Negotiation Blog

Spending Time on Relationships is Never Wasted: Negotiation Lessons from Enron in India

By Thomas Wood

Everywhere I consult and teach on negotiations, people love hearing stories of the negotiations that didn't go well, and especially stories of the now infamous former US behemoth, Enron. Everyone remembers Enron’s meteoric rise to power in the 1990s – as well as its shocking fall into bankruptcy in 2001. Fewer people remember that the Houston-based energy giant had tasted defeat at least once before, when negotiations over a planned $20 billion power plant broke down with the Government of India. Why did this high-profile, lucrative deal fall through? One major reason harkens back to the most fundamental of all negotiation principles - spending time on relationships is never wasted.

In the late 1990s, Enron seemed to be on top of the world. The Houston-based energy company, named “America’s Most Innovative Company” six years running by Fortune magazine, claimed over $100 billion in revenues during 2000 alone. By December 2001, however, widespread accounting fraud and corruption had brought Enron crashing down in a stunning turn of events.

Although it seemed as though Enron could do no wrong, the company had in fact experienced a serious setback in the mid-1990s, when negotiations over the massive 2,015 megawatt Dabhol Power Plant – the first part of a planned $20 billion effort – broke down with the Maharashtra State Electricity Board and the Government of India.

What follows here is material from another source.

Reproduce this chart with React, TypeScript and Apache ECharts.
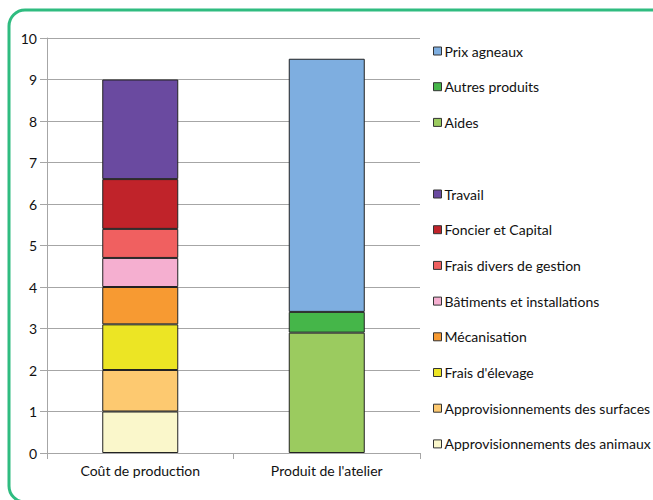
import React, { useEffect, useRef } from "react";
import * as echarts from "echarts";

const categories = ["Coût de production", "Produit de l'atelier"];
const yTicks = { min: 0, max: 10, interval: 1 };

const costNames = [
  "Approvisionnements des animaux",
  "Approvisionnements des surfaces",
  "Frais d'élevage",
  "Mécanisation",
  "Bâtiments et installations",
  "Frais divers de gestion",
  "Foncier et Capital",
  "Travail",
];
const costValues = [1, 1, 1.1, 0.9, 0.7, 0.7, 1.2, 2.4];
const costColors = ["#FAF7CB", "#FDC970", "#ECE524", "#F79A32", "#F5AFD0", "#F06060", "#C0232A", "#6A4AA0"];

const productNames = ["Aides", "Autres produits", "Prix agneaux"];
const productValues = [2.9, 0.5, 6.1];
const productColors = ["#9BCB5F", "#45B649", "#7EAEE0"];

const FONT = "Lato";

export default function App() {
  const ref = useRef<HTMLDivElement>(null);
  useEffect(() => {
    if (!ref.current) return;
    const chart = echarts.init(ref.current, undefined, { renderer: "svg" });
    const series: any[] = [];
    costNames.forEach((n, i) => {
      series.push({
        name: n,
        type: "bar",
        stack: "s",
        barWidth: 76,
        data: [costValues[i], "-"],
        itemStyle: { color: costColors[i], borderColor: "#222", borderWidth: 1 },
      });
    });
    productNames.forEach((n, i) => {
      series.push({
        name: n,
        type: "bar",
        stack: "s",
        barWidth: 76,
        data: ["-", productValues[i]],
        itemStyle: { color: productColors[i], borderColor: "#222", borderWidth: 1 },
      });
    });
    const legendCommon = {
      orient: "vertical",
      left: 433,
      padding: 0,
      itemWidth: 8,
      itemHeight: 8,
      icon: "rect",
      itemGap: 21.7,
      itemStyle: { borderColor: "#333", borderWidth: 1 },
      textStyle: { fontFamily: FONT, fontSize: 14, color: "#111", lineHeight: 14, padding: [0, 0, 0, -2] },
      selectedMode: false,
    };
    chart.setOption({
      animation: false,
      textStyle: { fontFamily: FONT },
      graphic: [
        {
          type: "rect",
          shape: { x: 9, y: 10, width: 660, height: 492, r: 16 },
          style: { fill: "none", stroke: "#2FBC80", lineWidth: 3 },
        },
      ],
      grid: { left: 47, right: 233, top: 38, bottom: 47 },
      legend: [
        { ...legendCommon, top: 44, data: [...productNames].reverse() },
        { ...legendCommon, top: 187, data: [...costNames].reverse() },
      ],
      xAxis: {
        type: "category",
        data: categories,
        axisLine: { lineStyle: { color: "#A6A6A6", width: 1 } },
        axisTick: { show: true, length: 6, lineStyle: { color: "#A6A6A6" } },
        axisLabel: { fontFamily: FONT, fontSize: 14, color: "#111", margin: 10 },
      },
      yAxis: {
        type: "value",
        min: yTicks.min,
        max: yTicks.max,
        interval: yTicks.interval,
        axisLine: { show: true, lineStyle: { color: "#A6A6A6", width: 1 } },
        axisTick: { show: true, length: 7, lineStyle: { color: "#A6A6A6" } },
        splitLine: { lineStyle: { color: "#A6A6A6", width: 1 } },
        axisLabel: { fontFamily: FONT, fontSize: 14, color: "#111", margin: 10 },
      },
      series,
    });
    return () => chart.dispose();
  }, []);
  return (
    <div
      ref={ref}
      style={{ position: "absolute", left: 0, top: 0, width: 653, height: 500, background: "#fff" }}
    />
  );
}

Why did this high-profile, lucrative deal fall through?  Despite their business acumen, Enron committed two key mistakes during the negotiation process that sowed the seeds of the deal’s demise.

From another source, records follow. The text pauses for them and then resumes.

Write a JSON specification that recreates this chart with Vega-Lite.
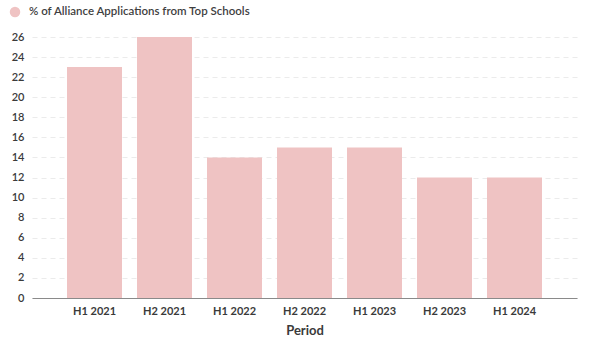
{
  "$schema": "https://vega.github.io/schema/vega-lite/v6.json",
  "autosize": "none",
  "width": 545,
  "height": 261,
  "padding": {"left": 32, "top": 37, "right": 23, "bottom": 48},
  "background": "white",
  "config": {
    "font": "Lato",
    "view": {"stroke": null}
  },
  "data": {
    "values": [
      {"Period": "H1 2021", "value": 23},
      {"Period": "H2 2021", "value": 26},
      {"Period": "H1 2022", "value": 14},
      {"Period": "H2 2022", "value": 15},
      {"Period": "H1 2023", "value": 15},
      {"Period": "H2 2023", "value": 12},
      {"Period": "H1 2024", "value": 12}
    ]
  },
  "mark": {"type": "bar", "color": "#efc3c3"},
  "encoding": {
    "x": {
      "field": "Period",
      "type": "nominal",
      "sort": null,
      "scale": {"paddingInner": 0.2143, "paddingOuter": 0.5},
      "axis": {
        "title": "Period",
        "labelAngle": 0,
        "labelFont": "Lato",
        "labelFontWeight": "bold",
        "labelFontSize": 11,
        "labelColor": "#3a3a3a",
        "labelPadding": 7,
        "ticks": false,
        "domainColor": "#8a8a8a",
        "titleFont": "Lato",
        "titleFontWeight": "bold",
        "titleFontSize": 13,
        "titleColor": "#3a3a3a",
        "titlePadding": 8
      }
    },
    "y": {
      "field": "value",
      "type": "quantitative",
      "scale": {"domain": [0, 26], "nice": false},
      "axis": {
        "title": null,
        "values": [0, 2, 4, 6, 8, 10, 12, 14, 16, 18, 20, 22, 24, 26],
        "domain": false,
        "ticks": false,
        "labelFont": "Lato",
        "labelFontSize": 11,
        "labelFontWeight": 600,
        "labelColor": "#3a3a3a",
        "labelPadding": 8,
        "gridColor": "#ebebeb",
        "gridDash": [5, 4]
      }
    },
    "color": {
      "datum": "% of Alliance Applications from Top Schools",
      "type": "nominal",
      "scale": {"range": ["#efc3c3"]},
      "legend": {
        "title": null,
        "orient": "none",
        "legendX": -23,
        "legendY": -31,
        "symbolType": "circle",
        "symbolSize": 110,
        "labelFont": "Lato",
        "labelFontSize": 11.5,
        "labelFontWeight": 600,
        "labelColor": "#3f3f3f",
        "labelOffset": 8,
        "labelLimit": 0
      }
    }
  }
}
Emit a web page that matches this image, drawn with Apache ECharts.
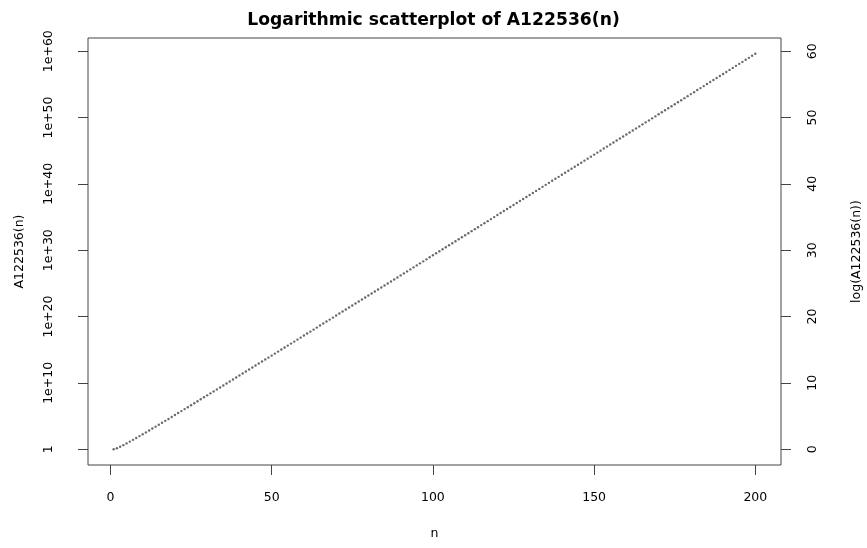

First, by pushing to sign a contract as quickly as possible, Enron negotiators failed to build a longer-term relationship with their Indian counterparts. As reported in Business Week, although Rebecca Mark, head of Enron International, justified their strategy by stating “time is money for us,” for instance, the speed of the arrangement looked suspicious to many key Indian powerbrokers. Influential local leaders immediately began criticizing Enron’s negotiation strategy as an affront to Indian sovereignty and argued that corruption must have been used to speed up the process.

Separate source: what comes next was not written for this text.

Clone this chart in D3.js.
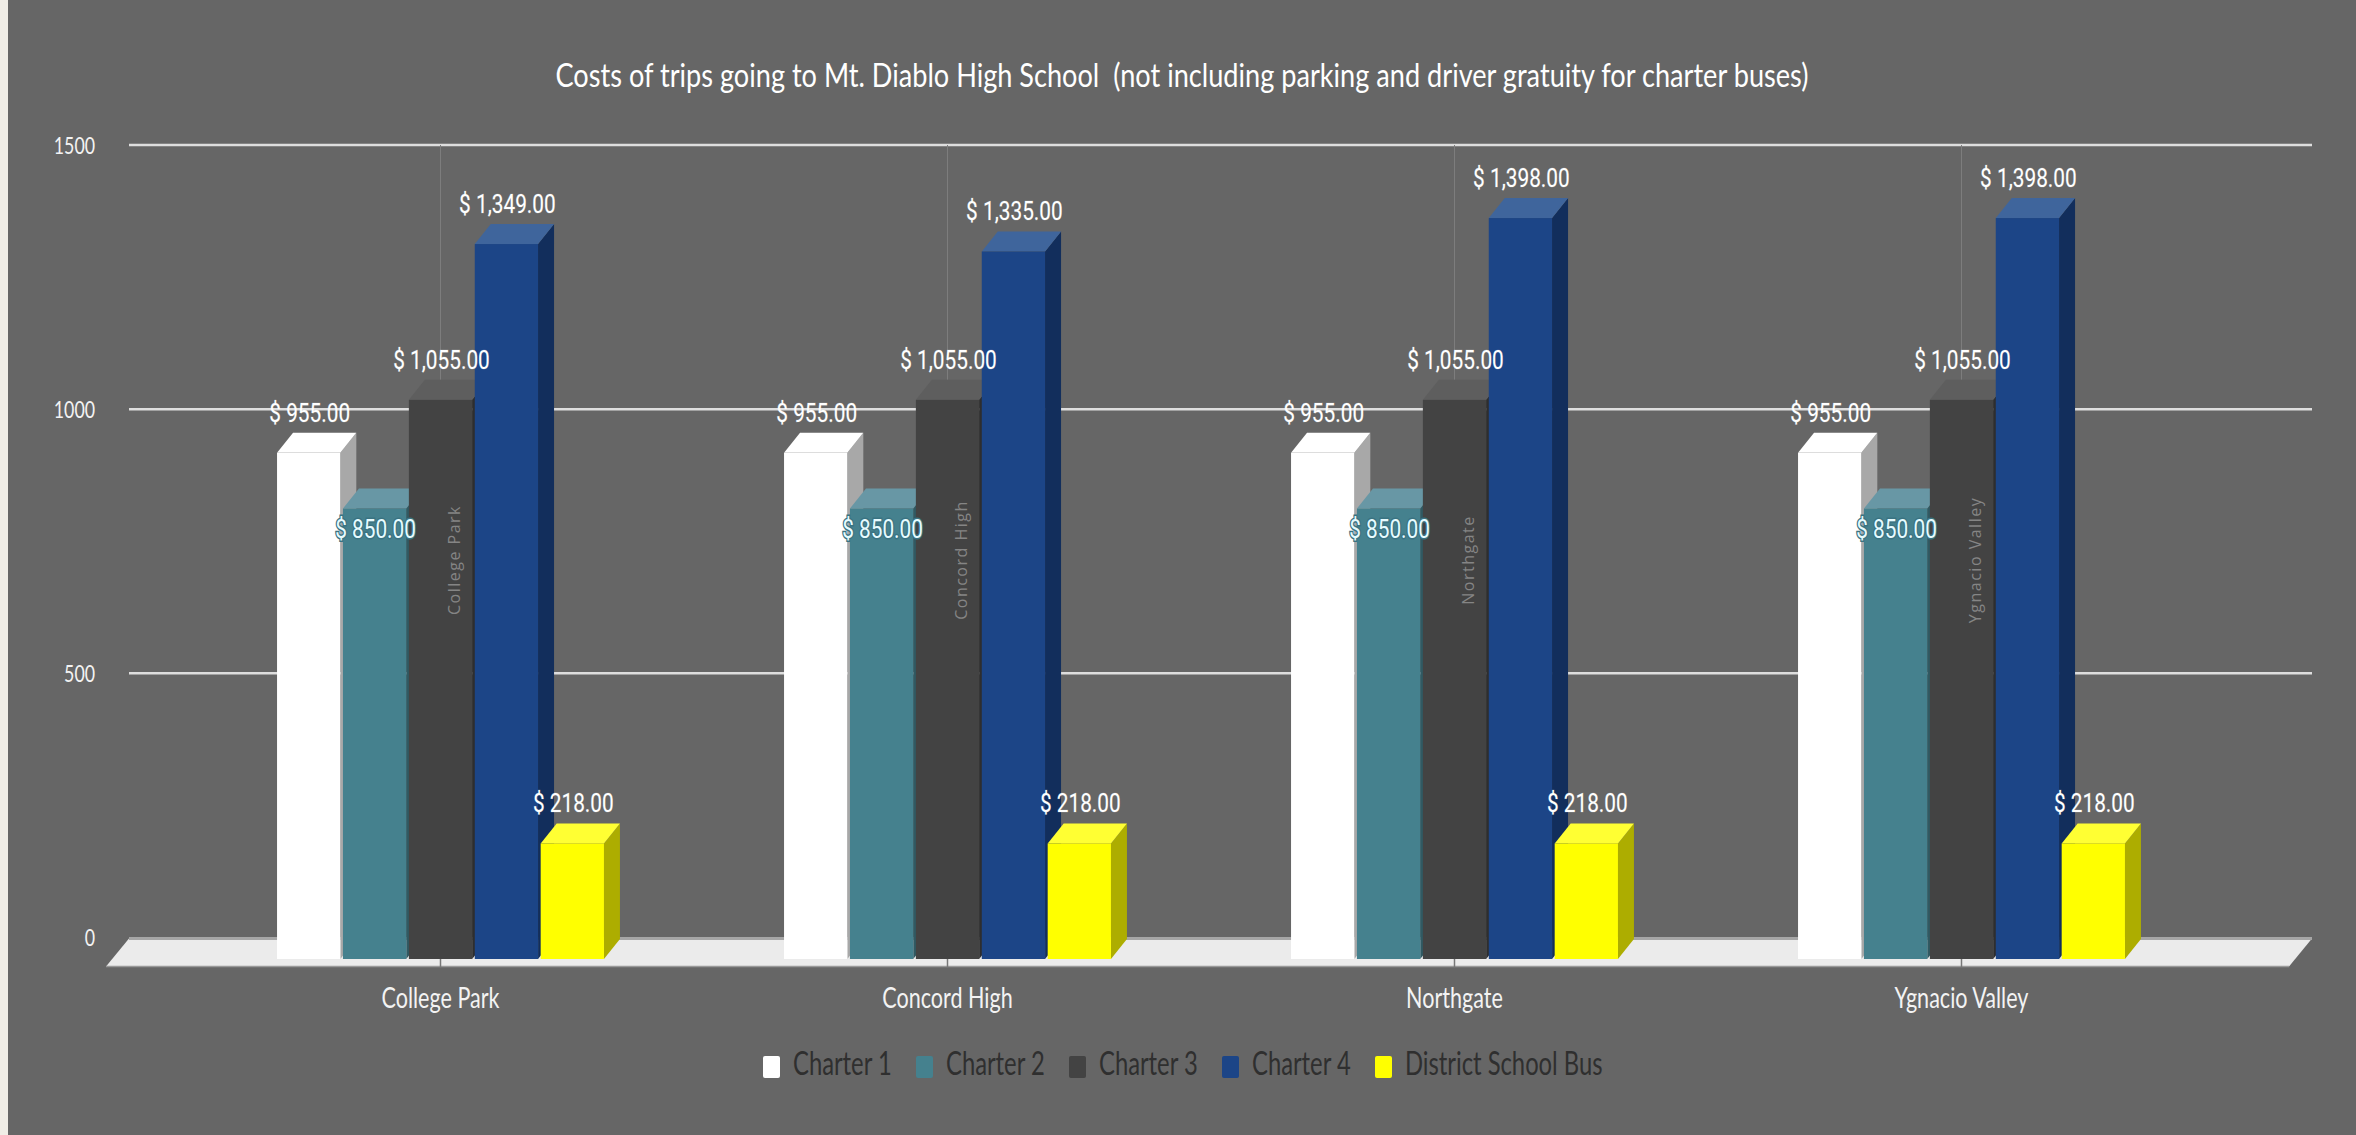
<!DOCTYPE html>
<html>
<head>
<meta charset="utf-8">
<script src="https://cdnjs.cloudflare.com/ajax/libs/d3/7.8.5/d3.min.js"></script>
<style>
  html, body { margin: 0; padding: 0; background: #666666; overflow: hidden; }
  svg { display: block; }
  text { font-family: Lato, sans-serif; }
</style>
</head>
<body>
<svg id="chart" width="2356" height="1135"></svg>
<script>
const title = "Costs of trips going to Mt. Diablo High School  (not including parking and driver gratuity for charter buses)";
const schools = ["College Park", "Concord High", "Northgate", "Ygnacio Valley"];
const seriesNames = ["Charter 1", "Charter 2", "Charter 3", "Charter 4", "District School Bus"];
const charter1 = [955, 955, 955, 955];
const charter2 = [850, 850, 850, 850];
const charter3 = [1055, 1055, 1055, 1055];
const charter4 = [1349, 1335, 1398, 1398];
const schoolBus = [218, 218, 218, 218];
const yTicks = [0, 500, 1000, 1500];

const seriesValues = [charter1, charter2, charter3, charter4, schoolBus];
const frontColor = ["#ffffff", "#45818e", "#434343", "#1c4587", "#ffff00"];
const topColor = ["#ffffff", "#6897a5", "#5e5e5e", "#3f659c", "#ffff33"];
const sideColor = ["#a8a8a8", "#305a63", "#2e2e2e", "#122e5c", "#adad00"];

const width = 2356, height = 1135;
const depthX = 16, depthY = 20;
const svg = d3.select("#chart");

// bars stand on the front edge, the grid lives on the back wall
const yFront = d3.scaleLinear().domain([0, 1500]).range([959, 164]);
const yGrid = d3.scaleLinear().domain([0, 1500]).range([937.5, 145]);
const x0 = d3.scaleBand().domain(schools).range([187, 2215]).paddingInner(0.35).paddingOuter(0.175);
const x1 = d3.scaleBand().domain(seriesNames).range([0, x0.bandwidth()]).paddingInner(0.04).paddingOuter(0.02);
const money = d3.format(",.2f");

// the fonts here are wider than the original one
function squeeze(sel, k) {
    sel.each(function () {
        this.setAttribute("textLength", this.getComputedTextLength() * k);
        this.setAttribute("lengthAdjust", "spacingAndGlyphs");
    });
}

svg.append("rect").attr("width", width).attr("height", height).attr("fill", "#666666");
svg.append("rect").attr("width", 8).attr("height", height).attr("fill", "#f0ede6");

svg.append("text")
    .attr("x", 1182).attr("y", 79)
    .attr("text-anchor", "middle").attr("dominant-baseline", "middle")
    .attr("fill", "#ffffff").style("font-size", "32px").style("white-space", "pre")
    .text(title)
    .call(squeeze, 0.848);

// Y axis and gridlines
const yAxis = svg.append("g")
    .attr("transform", "translate(129,0)")
    .call(d3.axisLeft(yGrid).tickValues(yTicks).tickSize(0).tickPadding(34).tickFormat(d3.format("d")));
yAxis.select(".domain").remove();
yAxis.selectAll("text").attr("fill", "#f3f3f3").style("font-size", "24px").attr("dy", "0.35em").call(squeeze, 0.74);

svg.append("g").selectAll("line")
    .data(yTicks.filter(d => d > 0))
    .join("line")
    .attr("x1", 129).attr("x2", 2312)
    .attr("y1", d => yGrid(d)).attr("y2", d => yGrid(d))
    .attr("stroke", "#dedede").attr("stroke-width", 2.5);

// thin lines behind the bars
svg.append("g").selectAll("line")
    .data(schools)
    .join("line")
    .attr("x1", d => x0(d) + x0.bandwidth() / 2).attr("x2", d => x0(d) + x0.bandwidth() / 2)
    .attr("y1", yGrid(1500)).attr("y2", yFront(1055) - depthY)
    .attr("stroke", "#7d7d7d").attr("stroke-width", 1);

// floor
const floorY0 = yFront(0) - depthY - 0.5, floorY1 = floorY0 + 28;
svg.append("path")
    .attr("d", d3.line()([[129, floorY0], [2312, floorY0], [2289, floorY1], [106, floorY1]]) + "Z")
    .attr("fill", "#ebebeb");
svg.append("line")
    .attr("x1", 129).attr("x2", 2312).attr("y1", floorY0).attr("y2", floorY0)
    .attr("stroke", "#a6a6a6").attr("stroke-width", 3);
svg.append("line")
    .attr("x1", 106).attr("x2", 2289).attr("y1", floorY1).attr("y2", floorY1)
    .attr("stroke", "#999999").attr("stroke-width", 1.5);

// X axis
const xAxis = svg.append("g")
    .attr("transform", `translate(0,${yFront(0)})`)
    .call(d3.axisBottom(x0).tickSize(8).tickPadding(21));
xAxis.select(".domain").remove();
xAxis.selectAll("line").attr("stroke", "#777777").attr("stroke-width", 1.5);
xAxis.selectAll("text").attr("fill", "#f3f3f3").style("font-size", "28px").call(squeeze, 0.77);

// bars, left to right so each one covers the side of the previous one
const groups = svg.append("g").selectAll("g")
    .data(schools)
    .join("g")
    .attr("transform", d => `translate(${x0(d)},0)`);

seriesNames.forEach((name, s) => {
    const bars = groups.append("g").datum((d, i) => seriesValues[s][i]);
    const left = x1(name), right = left + x1.bandwidth();
    bars.append("path")
        .attr("d", v => d3.line()([[right, yFront(v)], [right + depthX, yFront(v) - depthY], [right + depthX, yFront(0) - depthY], [right, yFront(0)]]) + "Z")
        .attr("fill", sideColor[s]);
    bars.append("path")
        .attr("d", v => d3.line()([[left, yFront(v)], [left + depthX, yFront(v) - depthY], [right + depthX, yFront(v) - depthY], [right, yFront(v)]]) + "Z")
        .attr("fill", topColor[s]);
    bars.append("rect")
        .attr("x", left).attr("width", x1.bandwidth())
        .attr("y", v => yFront(v)).attr("height", v => yFront(0) - yFront(v))
        .attr("fill", frontColor[s]);
});

// school name printed over the dark bar
groups.append("text")
    .attr("transform", d => `translate(${x0.bandwidth() / 2 + 15},560) rotate(-90)`)
    .attr("text-anchor", "middle").attr("dominant-baseline", "middle")
    .attr("fill", "#858585")
    .style("font-family", "'Open Sans', sans-serif").style("font-size", "16px").style("letter-spacing", "1.5px")
    .text(d => d);

// value labels
seriesNames.forEach((name, s) => {
    const inside = s === 1;
    groups.append("text")
        .datum((d, i) => seriesValues[s][i])
        .attr("x", x1(name) + x1.bandwidth() / 2 + 1)
        .attr("y", v => yFront(v) + (inside ? 23 : -38))
        .attr("text-anchor", "middle").attr("dominant-baseline", "middle")
        .attr("fill", inside ? "#e6fbff" : "#ffffff")
        .attr("stroke", inside ? "#3a7382" : "rgba(255,255,255,0.18)")
        .attr("stroke-width", inside ? 3 : 1)
        .style("paint-order", "stroke")
        .style("font-family", "Roboto, sans-serif").style("font-size", "26px")
        .text(v => "$ " + money(v))
        .call(squeeze, 0.8);
});

// legend
const legendX = d3.scalePoint().domain(seriesNames.slice(0, 4)).range([763, 1222]);
const legend = svg.append("g").selectAll("g")
    .data(seriesNames)
    .join("g")
    .attr("transform", (d, i) => `translate(${i < 4 ? legendX(d) : 1375},0)`);
legend.append("rect")
    .attr("y", 1056).attr("width", 17).attr("height", 22).attr("rx", 2)
    .attr("fill", (d, i) => frontColor[i]);
legend.append("text")
    .attr("x", 30).attr("y", 1067)
    .attr("dominant-baseline", "middle")
    .attr("fill", "#2f2f2f").style("font-size", "32px")
    .text(d => d)
    .call(squeeze, 0.743);
</script>
</body>
</html>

Enron’s failure to cultivate a long-term business relationship with any local partners – (it also rejected the advice of many experts and refused to take on a local Indian partner as a minority equity holder) – meant that Enron possessed no trusted local partners to help navigate the pressures that inevitably accompany such endeavors. This made it virtually impossible for either side to capture valuable trades – and increased the likelihood that India would execute its BATNA.

Second, rather than thinking creatively in search of mutual gain, both sides resorted to positional-based, competitive negotiation strategies that manifested themselves in bitter criticisms and veiled threats. As reported by the BBC News, after local Indian officials characterized the power plant agreement as a “betrayal” and suspended payments, for example, then Enron CEO Kenneth Lay implied that his allies in the US government might cut off aid to the Indian government. Threatening India's relationship with the US crossed the line and sealed the end of Enron's power play.

In high stakes and complex negotiations, all the great financial analysis will not change the need for trust and strong relationships. We can all learn from Enron's missteps.